STATED EXERCISE ▸ Working from the top of the listing below, retype each line through the line containing "Aug 19 10:55:08", both included, with no pictures.

DATA EXCERPT ▸
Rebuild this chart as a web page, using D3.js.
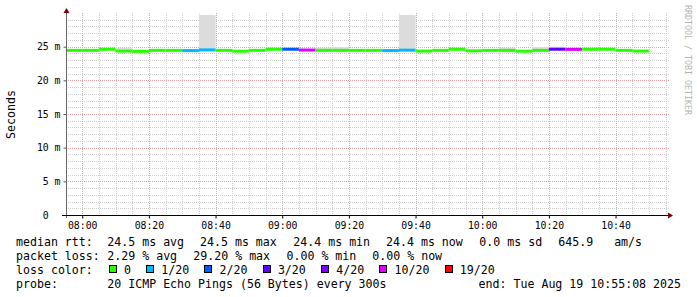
<!DOCTYPE html>
<html><head><meta charset="utf-8">
<script src="https://cdn.jsdelivr.net/npm/d3@7"></script>
<style>
html,body{margin:0;padding:0;background:#fff;}
svg{display:block;}
text{font-family:"DejaVu Sans Mono",monospace;}
</style></head><body>
<svg id="c" width="697" height="297"></svg>
<script>
// ---------- data ----------
const timeStart = "07:55:08";
const timeEnd = "10:55:08";
const slotStarts = ["07:55","08:00","08:05","08:10","08:15","08:20","08:25","08:30","08:35","08:40",
  "08:45","08:50","08:55","09:00","09:05","09:10","09:15","09:20","09:25","09:30",
  "09:35","09:40","09:45","09:50","09:55","10:00","10:05","10:10","10:15","10:20",
  "10:25","10:30","10:35","10:40","10:45"];
const medianMs = [24.45,24.45,24.62,24.35,24.30,24.45,24.45,24.42,24.52,24.45,
  24.33,24.45,24.62,24.62,24.50,24.45,24.45,24.45,24.45,24.42,
  24.48,24.35,24.45,24.62,24.38,24.45,24.45,24.33,24.45,24.62,
  24.60,24.62,24.62,24.45,24.35];
const lossCount = [0,0,0,0,0,0,0,1,1,0,
  0,0,0,2,10,0,0,0,0,1,
  1,0,0,0,0,0,0,0,0,3,
  10,0,0,0,0];
const smokeTopMs = [null,null,null,24.85,null,null,null,null,29.7,null,
  null,null,null,null,null,24.85,24.95,null,null,null,
  29.7,null,null,null,null,null,24.85,null,24.95,25.0,
  null,null,null,null,null];
const lossLegendLabels = ["0","1/20","2/20","3/20","4/20","10/20","19/20"];
const lossThresholds = [0,1,2,3,4,10,19];
const lossColors = ["#26ff00","#00b8ff","#0059ff","#5e00ff","#7e00ff","#dd00ff","#ff0000"];
const yTickValues = [0,5,10,15,20,25];
const yMaxMs = 30;
const yAxisTitle = "Seconds";
const watermark = "RRDTOOL / TOBI OETIKER";
const rttRow = ["median rtt:","24.5 ms avg","24.5 ms max","24.4 ms min","24.4 ms now","0.0 ms sd","645.9   am/s"];
const lossRow = ["packet loss:","2.29 % avg","29.20 % max","0.00 % min","0.00 % now"];
const lossColorTitle = "loss color:";
const probeRow = ["probe:","20 ICMP Echo Pings (56 Bytes) every 300s"];
const endText = "end: Tue Aug 19 10:55:08 2025";

// ---------- layout ----------
const plot = {left:66, right:666, top:13, bottom:215};
const svg = d3.select("#c");
const parseT = d3.timeParse("%H:%M:%S");
const parseM = d3.timeParse("%H:%M");
const t0 = parseT(timeStart), t1 = parseT(timeEnd);
const x = d3.scaleTime().domain([t0, t1]).range([plot.left, plot.right]);
const y = d3.scaleLinear().domain([0, yMaxMs]).range([plot.bottom, plot.top]);
const px = v => Math.round(v) + 0.5;

svg.append("rect").attr("width",697).attr("height",297).attr("fill","#fff");

// clip
svg.append("clipPath").attr("id","pc").append("rect")
  .attr("x",plot.left).attr("y",plot.top)
  .attr("width",plot.right-plot.left).attr("height",plot.bottom-plot.top);

// grid
const grid = svg.append("g");
const hVals = d3.range(1, yMaxMs);
grid.selectAll("line.h").data(hVals).join("line")
  .attr("x1",plot.left).attr("x2",plot.right+3)
  .attr("y1",d=>px(y(d))).attr("y2",d=>px(y(d)))
  .attr("stroke",d=>d%5===0?"#eaa3a3":"#cfcfcf")
  .attr("stroke-dasharray","1,1");
const vVals = d3.timeMinute.every(5).range(t0, t1);
grid.selectAll("line.v").data(vVals).join("line")
  .attr("x1",d=>px(x(d))).attr("x2",d=>px(x(d)))
  .attr("y1",plot.top).attr("y2",plot.bottom)
  .attr("stroke",d=>d.getMinutes()%20===0?"#eaa3a3":"#cfcfcf")
  .attr("stroke-dasharray","1,1");

// data rows
const rows = slotStarts.map((s,i)=>{
  const a = parseM(s);
  const b = d3.timeMinute.offset(a,5);
  let li = 0;
  lossThresholds.forEach((th,k)=>{ if (lossCount[i] >= th) li = k; });
  return {a, b, med: medianMs[i], smoke: smokeTopMs[i], color: lossColors[li]};
});

const dataG = svg.append("g").attr("clip-path","url(#pc)");
dataG.selectAll("rect.smoke").data(rows.filter(d=>d.smoke!==null)).join("rect")
  .attr("x",d=>x(d.a)).attr("width",d=>x(d.b)-x(d.a))
  .attr("y",d=>y(d.smoke)).attr("height",d=>y(d.med)-y(d.smoke))
  .attr("fill","#dcdcdc");
dataG.selectAll("line.med").data(rows).join("line")
  .attr("x1",d=>x(d.a)).attr("x2",d=>x(d.b))
  .attr("y1",d=>y(d.med)).attr("y2",d=>y(d.med))
  .attr("stroke",d=>d.color).attr("stroke-width",3);

// axes
const yAx = d3.axisLeft(y).tickValues(yTickValues)
  .tickFormat(v => v===0 ? "0  " : `${v} m`).tickSize(3).tickPadding(3);
const gy = svg.append("g").attr("transform",`translate(${plot.left+0.5},0)`).call(yAx);
gy.select(".domain").remove();
gy.selectAll(".tick line").attr("stroke","#555");
gy.selectAll("text").attr("font-size","9.8px").attr("fill","#000")
  .attr("font-family","DejaVu Sans Mono").attr("xml:space","preserve").style("white-space","pre");

const xAx = d3.axisBottom(x).tickValues(d3.timeMinute.every(20).range(t0,t1))
  .tickFormat(d3.timeFormat("%H:%M")).tickSize(3).tickPadding(3.5);
const gx = svg.append("g").attr("transform",`translate(0,${plot.bottom+0.5})`).call(xAx);
gx.select(".domain").remove();
gx.selectAll(".tick line").attr("stroke","#000");
gx.selectAll("text").attr("font-size","9.8px").attr("fill","#000").attr("font-family","DejaVu Sans Mono");

svg.append("line").attr("x1",plot.left+0.5).attr("x2",plot.left+0.5)
  .attr("y1",plot.bottom+3).attr("y2",plot.top).attr("stroke","#666");
svg.append("line").attr("x1",plot.left-4).attr("x2",plot.right+2)
  .attr("y1",plot.bottom+0.5).attr("y2",plot.bottom+0.5).attr("stroke","#000");
svg.append("path").attr("d",`M${plot.left-2.5},${plot.top}L${plot.left+3.5},${plot.top}L${plot.left+0.5},${plot.top-5}Z`).attr("fill","#7f0000");
svg.append("path").attr("d",`M${plot.right+2},${plot.bottom-2.5}L${plot.right+2},${plot.bottom+3.5}L${plot.right+7},${plot.bottom+0.5}Z`).attr("fill","#7f0000");

// y title
svg.append("text").attr("transform",`translate(15,${(plot.top+plot.bottom)/2+0.5}) rotate(-90)`)
  .attr("text-anchor","middle").attr("font-size","11.6px").attr("fill","#000").text(yAxisTitle);
// watermark
svg.append("text").attr("transform","translate(685,5) rotate(90)")
  .attr("font-size","8.3px").attr("fill","#b4b4b4").text(watermark);

// legend
const fs = "11.6px";
const leg = svg.append("g").attr("font-size",fs).attr("fill","#000");
const rttX = [16,107.3,200,293.3,386,479.3,558.3];
rttRow.forEach((t,i)=>leg.append("text").attr("x",rttX[i]).attr("y",246).attr("xml:space","preserve").style("white-space","pre").text(t));
const lossX = [16,107.3,193.3,286.5,372.3];
lossRow.forEach((t,i)=>leg.append("text").attr("x",lossX[i]).attr("y",260).text(t));
leg.append("text").attr("x",16).attr("y",274).text(lossColorTitle);
let cx = 108.7;
const charW = 7.0;
lossLegendLabels.forEach((lab,i)=>{
  leg.append("rect").attr("x",Math.round(cx)+0.5).attr("y",265.5).attr("width",7).attr("height",7)
    .attr("fill",lossColors[i]).attr("stroke","#000");
  leg.append("text").attr("x",cx+15.3).attr("y",274).text(lab);
  cx += 15.3 + lab.length*charW + 15;
});
leg.append("text").attr("x",16).attr("y",287.5).text(probeRow[0]);
leg.append("text").attr("x",107.3).attr("y",287.5).text(probeRow[1]);
leg.append("text").attr("x",681).attr("y",287.5).attr("text-anchor","end").text(endText);
</script>
</body></html>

SOLUTION FOR THIS PROBLEM ▸
Rebuild this chart as a web page, using D3.js.
<!DOCTYPE html>
<html><head><meta charset="utf-8">
<script src="https://cdn.jsdelivr.net/npm/d3@7"></script>
<style>
html,body{margin:0;padding:0;background:#fff;}
svg{display:block;}
text{font-family:"DejaVu Sans Mono",monospace;}
</style></head><body>
<svg id="c" width="697" height="297"></svg>
<script>
// ---------- data ----------
const timeStart = "07:55:08";
const timeEnd = "10:55:08";
const slotStarts = ["07:55","08:00","08:05","08:10","08:15","08:20","08:25","08:30","08:35","08:40",
  "08:45","08:50","08:55","09:00","09:05","09:10","09:15","09:20","09:25","09:30",
  "09:35","09:40","09:45","09:50","09:55","10:00","10:05","10:10","10:15","10:20",
  "10:25","10:30","10:35","10:40","10:45"];
const medianMs = [24.45,24.45,24.62,24.35,24.30,24.45,24.45,24.42,24.52,24.45,
  24.33,24.45,24.62,24.62,24.50,24.45,24.45,24.45,24.45,24.42,
  24.48,24.35,24.45,24.62,24.38,24.45,24.45,24.33,24.45,24.62,
  24.60,24.62,24.62,24.45,24.35];
const lossCount = [0,0,0,0,0,0,0,1,1,0,
  0,0,0,2,10,0,0,0,0,1,
  1,0,0,0,0,0,0,0,0,3,
  10,0,0,0,0];
const smokeTopMs = [null,null,null,24.85,null,null,null,null,29.7,null,
  null,null,null,null,null,24.85,24.95,null,null,null,
  29.7,null,null,null,null,null,24.85,null,24.95,25.0,
  null,null,null,null,null];
const lossLegendLabels = ["0","1/20","2/20","3/20","4/20","10/20","19/20"];
const lossThresholds = [0,1,2,3,4,10,19];
const lossColors = ["#26ff00","#00b8ff","#0059ff","#5e00ff","#7e00ff","#dd00ff","#ff0000"];
const yTickValues = [0,5,10,15,20,25];
const yMaxMs = 30;
const yAxisTitle = "Seconds";
const watermark = "RRDTOOL / TOBI OETIKER";
const rttRow = ["median rtt:","24.5 ms avg","24.5 ms max","24.4 ms min","24.4 ms now","0.0 ms sd","645.9   am/s"];
const lossRow = ["packet loss:","2.29 % avg","29.20 % max","0.00 % min","0.00 % now"];
const lossColorTitle = "loss color:";
const probeRow = ["probe:","20 ICMP Echo Pings (56 Bytes) every 300s"];
const endText = "end: Tue Aug 19 10:55:08 2025";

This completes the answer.